Ou não. Há chances ainda razoáveis — embora decrescentes — de que Dilma consiga apoio de um terço dos deputados para enterrar o atual processo de impeachment. “Se isso acontecer, Lula é que será o presidente de fato”, diz Castro Neves, da Eurasia. Ele tentará ganhar o apoio da esquerda, incluindo seu partido, no discurso, mas fará políticas de centro para garantir apoio no Congresso. Só que as chances de aprovar reformas serão ainda menores do que as de Temer.

 

Em caso de derrota no impeachment, o governo vai agitar a próxima semana com ações na tentativa de recobrar o ânimo do país. Fala-se até mesmo na possibilidade de Lula lançar uma nova carta aos brasileiros, como a que fez em 2002. Impossível que ele evite a disparada do dólar e a queda da bolsa de valores. No cenário inverso, de aprovação do processo de impeachment, o real deve cair ainda mais e a bolsa subir.
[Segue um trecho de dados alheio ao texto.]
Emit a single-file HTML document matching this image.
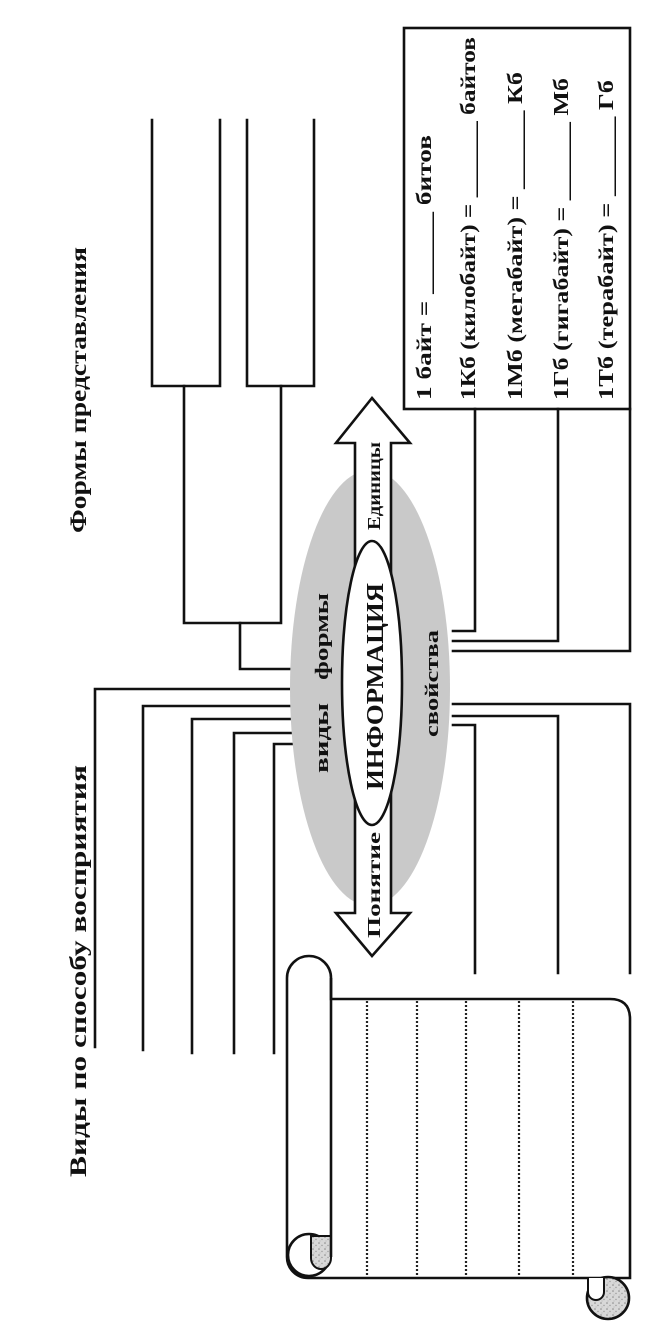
<!DOCTYPE html>
<html><head><meta charset="utf-8"><style>
html,body{margin:0;padding:0;background:#fff;}
svg{display:block;}
text{font-family:"Liberation Serif","DejaVu Serif",serif;font-weight:bold;fill:#111;}
</style></head><body>
<svg width="660" height="1330" viewBox="0 0 660 1330" xmlns="http://www.w3.org/2000/svg">
<defs>
<pattern id="spk" width="6" height="6" patternUnits="userSpaceOnUse">
<rect width="6" height="6" fill="#d8d8d8"/><circle cx="1" cy="1" r="0.8" fill="#888"/><circle cx="4" cy="3.5" r="0.7" fill="#999"/><circle cx="2" cy="5" r="0.5" fill="#aaa"/>
</pattern>
</defs>
<g stroke="#111" stroke-width="2.6" fill="none" stroke-linecap="square">
<polyline points="152,120 152,386 220,386 220,120"/>
<polyline points="247,120 247,386 314,386 314,120"/>
<polyline points="184,386 184,623 281,623 281,386"/>
<polyline points="240,623 240,669 290,669"/>
<polyline points="95,1047 95,689 292,689"/>
<polyline points="143,1050 143,706 292,706"/>
<polyline points="192,1053 192,719 292,719"/>
<polyline points="234,1053 234,733 292,733"/>
<polyline points="274,1053 274,744 292,744"/>
<rect x="404" y="28" width="226" height="381"/>
<polyline points="475,409 475,631 453,631"/>
<polyline points="558,409 558,641 453,641"/>
<polyline points="630,409 630,651 453,651"/>
<polyline points="453,704 630,704 630,973"/>
<polyline points="453,716 558,716 558,973"/>
<polyline points="453,725 475,725 475,973"/>
</g>
<ellipse cx="370" cy="688" rx="80" ry="218" fill="#c9c9c9"/>
<polygon points="372,398 410,443 391,443 391,913 410,913 372,956 336,913 355,913 355,443 336,443" fill="#fff" stroke="#111" stroke-width="2.6" stroke-linejoin="miter"/>
<ellipse cx="372" cy="683" rx="30" ry="142" fill="#fff" stroke="#111" stroke-width="2.6"/>
<g stroke="#111" stroke-width="2.6">
<path d="M331,999 L610,999 Q630,999 630,1019 L630,1278 L308,1278 A21,21 0 0 1 287,1257 L287,978 A22,22 0 0 1 331,978 Z" fill="#fff"/>
<circle cx="309" cy="1255" r="21" fill="#fff"/>
<path d="M311,1236 L331,1236 L331,1258 A10,11 0 0 1 311,1258 Z" fill="url(#spk)" stroke-width="2"/>
<line x1="331" y1="978" x2="331" y2="1257"/>
<circle cx="608" cy="1298" r="21" fill="url(#spk)"/>
<path d="M588,1278 L588,1292 A8,8 0 0 0 604,1292 L604,1278" fill="#fff" stroke-width="2"/>
</g>
<g stroke="#222" stroke-width="2.2" stroke-dasharray="2,2">
<line x1="367" y1="1001" x2="367" y2="1276"/>
<line x1="417" y1="1001" x2="417" y2="1276"/>
<line x1="466" y1="1001" x2="466" y2="1276"/>
<line x1="519" y1="1001" x2="519" y2="1276"/>
<line x1="573" y1="1001" x2="573" y2="1276"/>
</g>
<text font-size="23" transform="translate(86,533) rotate(-90)" textLength="286" lengthAdjust="spacingAndGlyphs">Формы представления</text>
<text font-size="23" transform="translate(86,1177) rotate(-90)" textLength="412" lengthAdjust="spacingAndGlyphs">Виды по способу восприятия</text>
<text font-size="21" transform="translate(431,400) rotate(-90)" textLength="265" lengthAdjust="spacingAndGlyphs">1 байт = ______ битов</text>
<text font-size="21" transform="translate(475,400) rotate(-90)" textLength="363" lengthAdjust="spacingAndGlyphs">1Кб (килобайт) = ______ байтов</text>
<text font-size="21" transform="translate(522,400) rotate(-90)" textLength="328" lengthAdjust="spacingAndGlyphs">1Мб (мегабайт) = ______ Кб</text>
<text font-size="21" transform="translate(568,400) rotate(-90)" textLength="322" lengthAdjust="spacingAndGlyphs">1Гб (гигабайт) = ______ Мб</text>
<text font-size="21" transform="translate(613,400) rotate(-90)" textLength="320" lengthAdjust="spacingAndGlyphs">1Тб (терабайт) = ______ Гб</text>
<text font-size="24" transform="translate(383,790) rotate(-90)" textLength="207" lengthAdjust="spacingAndGlyphs">ИНФОРМАЦИЯ</text>
<text font-size="19" transform="translate(328,773) rotate(-90)" textLength="70" lengthAdjust="spacingAndGlyphs">виды</text>
<text font-size="19" transform="translate(328,680) rotate(-90)" textLength="87" lengthAdjust="spacingAndGlyphs">формы</text>
<text font-size="19" transform="translate(438,737) rotate(-90)" textLength="107" lengthAdjust="spacingAndGlyphs">свойства</text>
<text font-size="18" transform="translate(380,530) rotate(-90)" textLength="88" lengthAdjust="spacingAndGlyphs">Единицы</text>
<text font-size="18" transform="translate(380,938) rotate(-90)" textLength="106" lengthAdjust="spacingAndGlyphs">Понятие</text>
</svg>
</body></html>
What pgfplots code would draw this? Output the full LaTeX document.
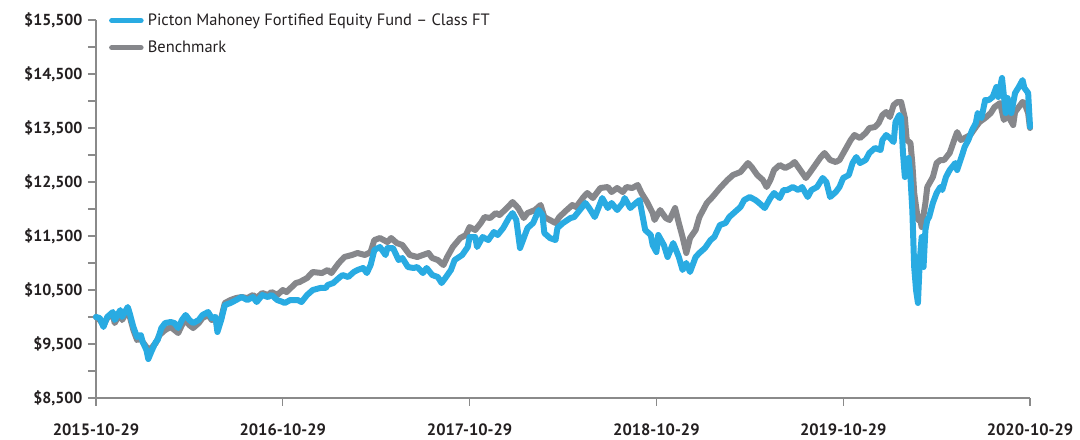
\documentclass[border=0pt]{standalone}
\usepackage{fontspec}
\setmainfont{PT Sans}
\usepackage{pgfplots}
\pgfplotsset{compat=1.18}
\definecolor{fundblue}{HTML}{29ABE2}
\definecolor{benchgrey}{HTML}{86878B}
\definecolor{axgrey}{HTML}{8A8A8A}
\definecolor{txt}{HTML}{231F20}
\begin{document}
\begin{tikzpicture}[x=1bp,y=1bp]
\path[use as bounding box] (-96,-42) rectangle (984,398);
\begin{axis}[
  scale only axis, width=934bp, height=378bp,
  xmin=0, xmax=5, ymin=8500, ymax=15500,
  scaled y ticks=false, scaled x ticks=false,
  axis x line*=bottom, axis y line*=left,
  axis line style={axgrey, line width=1.5bp},
  xtick={0,1,2,3,4,5},
  xticklabels={2015-10-29,2016-10-29,2017-10-29,2018-10-29,2019-10-29,2020-10-29},
  ytick={8500,9500,10500,11500,12500,13500,14500,15500},
  yticklabels={{\$8,500},{\$9,500},{\$10,500},{\$11,500},{\$12,500},{\$13,500},{\$14,500},{\$15,500}},
  minor ytick={9000,10000,11000,12000,13000,14000,15000},
  tick align=outside, major tick length=8bp, minor tick length=8bp,
  every tick/.style={axgrey, line width=1.2bp},
  ticklabel style={font=\bfseries\fontsize{16}{18}\selectfont, text=txt},
  xticklabel style={yshift=-14bp, font=\bfseries\fontsize{16.5}{18}\selectfont},
  yticklabel style={xshift=-2bp},
  /pgf/number format/assume math mode=true,
  clip=false,
  reverse legend,
  legend cell align=left,
  legend style={at={(axis description cs:0.005,1.027)}, anchor=north west, draw=none, fill=none,
    font=\fontsize{16.5}{19}\selectfont, text=txt, row sep=10bp},
  legend image code/.code={\path (0bp,0bp) (36bp,0bp); \draw[#1, line width=5.5bp, overlay] (5bp,0bp) -- (34bp,0bp);},
]
\addplot[benchgrey, line width=6bp, line join=round, line cap=round] coordinates {
(0.00,10000)(0.02,9944)(0.04,9851)(0.06,9981)(0.09,10055)(0.10,9888)(0.13,10074)(0.14,9944)(0.17,10129)(0.18,10018)
(0.20,9759)(0.22,9574)(0.24,9611)(0.25,9537)(0.27,9444)(0.29,9388)(0.31,9481)(0.32,9518)(0.34,9666)(0.37,9759)
(0.40,9814)(0.42,9759)(0.44,9703)(0.46,9851)(0.48,9944)(0.50,9851)(0.52,9796)(0.55,9888)(0.57,9981)(0.60,10037)
(0.62,9944)(0.64,9981)(0.65,9796)(0.67,9981)(0.69,10259)(0.72,10314)(0.75,10351)(0.78,10370)(0.81,10351)(0.84,10407)
(0.86,10351)(0.89,10444)(0.92,10407)(0.94,10462)(0.97,10407)(1.00,10500)(1.02,10462)(1.07,10629)(1.09,10648)(1.13,10722)
(1.16,10833)(1.21,10814)(1.24,10870)(1.26,10814)(1.30,11000)(1.33,11111)(1.37,11148)(1.40,11185)(1.44,11148)(1.47,11203)
(1.49,11425)(1.52,11462)(1.56,11388)(1.58,11462)(1.61,11370)(1.64,11333)(1.68,11148)(1.72,11111)(1.75,11148)(1.78,11185)
(1.80,11092)(1.83,11055)(1.86,10962)(1.88,11111)(1.91,11296)(1.95,11462)(1.98,11518)(2.00,11666)(2.03,11611)(2.06,11740)
(2.08,11851)(2.11,11833)(2.14,11925)(2.16,11888)(2.20,12018)(2.23,12129)(2.26,12018)(2.29,11833)(2.31,11925)(2.35,11981)
(2.38,12074)(2.40,11851)(2.43,11796)(2.46,11740)(2.48,11851)(2.52,11981)(2.55,12074)(2.57,12036)(2.61,12222)(2.63,12296)
(2.66,12203)(2.70,12388)(2.74,12407)(2.76,12314)(2.79,12388)(2.82,12314)(2.84,12407)(2.87,12388)(2.90,12444)(2.92,12296)
(2.95,12129)(2.98,11925)(2.99,11796)(3.02,11981)(3.05,11833)(3.07,11796)(3.10,12018)(3.12,11740)(3.14,11481)(3.16,11185)
(3.18,11462)(3.21,11611)(3.23,11851)(3.27,12111)(3.30,12222)(3.34,12388)(3.38,12536)(3.41,12629)(3.45,12685)(3.49,12851)
(3.51,12777)(3.54,12629)(3.57,12536)(3.59,12407)(3.61,12536)(3.63,12722)(3.66,12814)(3.69,12759)(3.72,12814)(3.74,12870)
(3.77,12722)(3.80,12574)(3.82,12666)(3.85,12814)(3.88,12962)(3.90,13037)(3.93,12907)(3.96,12870)(3.98,12907)(4.01,13092)
(4.04,13277)(4.06,13370)(4.09,13314)(4.12,13407)(4.14,13499)(4.17,13518)(4.19,13592)(4.21,13740)(4.23,13796)(4.25,13703)
(4.27,13925)(4.29,13981)(4.31,13981)(4.33,13685)(4.34,13277)(4.36,13222)(4.37,12851)(4.38,12296)(4.40,11796)(4.41,11851)
(4.42,11666)(4.44,12111)(4.45,12407)(4.48,12592)(4.50,12851)(4.52,12907)(4.54,12907)(4.57,13037)(4.60,13333)(4.61,13425)
(4.63,13277)(4.65,13314)(4.68,13370)(4.71,13518)(4.73,13611)(4.76,13685)(4.79,13777)(4.81,13888)(4.84,13962)(4.86,13648)
(4.88,13740)(4.91,13555)(4.92,13796)(4.94,13888)(4.96,13981)(4.97,13962)(4.99,13777)(5.00,13500)
};
\addlegendentry{Benchmark}
\addplot[fundblue, line width=6bp, line join=round, line cap=round] coordinates {
(0.00,10000)(0.02,9981)(0.04,9815)(0.06,10000)(0.09,10092)(0.10,9944)(0.13,10129)(0.14,10000)(0.17,10185)(0.18,10074)
(0.20,9815)(0.22,9629)(0.24,9666)(0.25,9537)(0.27,9388)(0.28,9222)(0.30,9388)(0.32,9537)(0.33,9574)(0.35,9796)
(0.37,9888)(0.40,9907)(0.42,9888)(0.44,9796)(0.46,9944)(0.48,10037)(0.50,9944)(0.52,9888)(0.55,9944)(0.57,10037)
(0.60,10092)(0.62,9981)(0.64,10000)(0.65,9722)(0.67,9944)(0.69,10222)(0.72,10259)(0.75,10314)(0.78,10370)(0.81,10314)
(0.84,10370)(0.86,10277)(0.89,10407)(0.92,10370)(0.94,10407)(0.97,10314)(1.00,10277)(1.01,10259)(1.04,10314)(1.08,10314)
(1.10,10277)(1.13,10407)(1.16,10499)(1.20,10537)(1.23,10537)(1.24,10592)(1.27,10629)(1.30,10722)(1.32,10777)(1.35,10740)
(1.38,10833)(1.40,10870)(1.43,10907)(1.45,10814)(1.47,10962)(1.49,11240)(1.52,11296)(1.55,11147)(1.56,11277)(1.59,11277)
(1.62,11055)(1.64,11092)(1.67,10925)(1.70,10907)(1.72,10925)(1.75,10814)(1.77,10907)(1.80,10777)(1.83,10740)(1.85,10629)
(1.87,10722)(1.90,10870)(1.92,11055)(1.96,11147)(1.99,11296)(2.00,11481)(2.03,11481)(2.04,11296)(2.07,11481)(2.10,11425)
(2.13,11574)(2.15,11518)(2.18,11648)(2.21,11833)(2.23,11925)(2.25,11796)(2.27,11277)(2.29,11462)(2.31,11648)(2.34,11740)
(2.37,11981)(2.39,11888)(2.40,11555)(2.43,11462)(2.46,11425)(2.47,11648)(2.50,11740)(2.54,11833)(2.56,11851)(2.59,11981)
(2.62,12111)(2.64,12018)(2.67,11851)(2.70,12111)(2.71,12203)(2.74,12018)(2.76,12111)(2.79,11981)(2.82,12111)(2.83,12203)
(2.86,12018)(2.89,12111)(2.91,12166)(2.92,11981)(2.94,11611)(2.97,11518)(2.98,11333)(3.00,11203)(3.01,11518)(3.04,11333)
(3.06,11111)(3.09,11370)(3.12,11111)(3.14,10870)(3.16,11000)(3.18,10833)(3.21,11111)(3.23,11185)(3.26,11277)(3.29,11425)
(3.31,11481)(3.34,11703)(3.37,11740)(3.39,11851)(3.42,11944)(3.45,12036)(3.47,12166)(3.50,12222)(3.53,12166)(3.55,12111)
(3.58,12018)(3.61,12203)(3.63,12296)(3.66,12203)(3.68,12351)(3.70,12351)(3.73,12407)(3.76,12351)(3.78,12407)(3.81,12222)
(3.83,12351)(3.86,12407)(3.89,12574)(3.91,12499)(3.93,12222)(3.96,12314)(3.98,12407)(4.00,12574)(4.03,12629)(4.05,12851)
(4.07,12962)(4.09,12851)(4.12,12907)(4.14,13037)(4.17,13129)(4.20,13092)(4.21,13277)(4.23,13370)(4.25,13314)(4.27,13240)
(4.28,13611)(4.30,13740)(4.31,13685)(4.32,13037)(4.33,12592)(4.35,12944)(4.36,12592)(4.37,11981)(4.38,10925)(4.39,10499)
(4.40,10259)(4.41,11055)(4.42,11481)(4.43,10925)(4.44,11611)(4.45,11796)(4.46,11851)(4.48,12111)(4.50,12296)(4.52,12407)
(4.53,12351)(4.55,12592)(4.57,12722)(4.60,12851)(4.61,12722)(4.64,13037)(4.65,13148)(4.67,13277)(4.69,13462)(4.71,13592)
(4.72,13777)(4.74,13685)(4.76,14018)(4.78,14018)(4.80,14074)(4.82,14259)(4.83,14074)(4.85,14426)(4.87,13777)(4.88,14055)
(4.90,13777)(4.92,14148)(4.94,14259)(4.96,14388)(4.97,14240)(4.99,14148)(5.00,13520)
};
\addlegendentry{Picton Mahoney Fortified Equity Fund -- Class FT}
\end{axis}
\end{tikzpicture}
\end{document}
Mas ninguém espere um movimento sustentável.

 

O economista-chefe da Gradual Investimentos, André Perfeito, destaca que o real é a segunda moeda que mais se valorizou neste ano, atrás apenas do Kwacha, da Zâmbia. O Ibovespa subiu 32,1% em dólares, a maior alta entre os mercados emergentes e desenvolvidos. Não há perspectivas de esse ritmo de alta se manter por muito tempo diante da situação ainda pouco alentadora da nossa economia.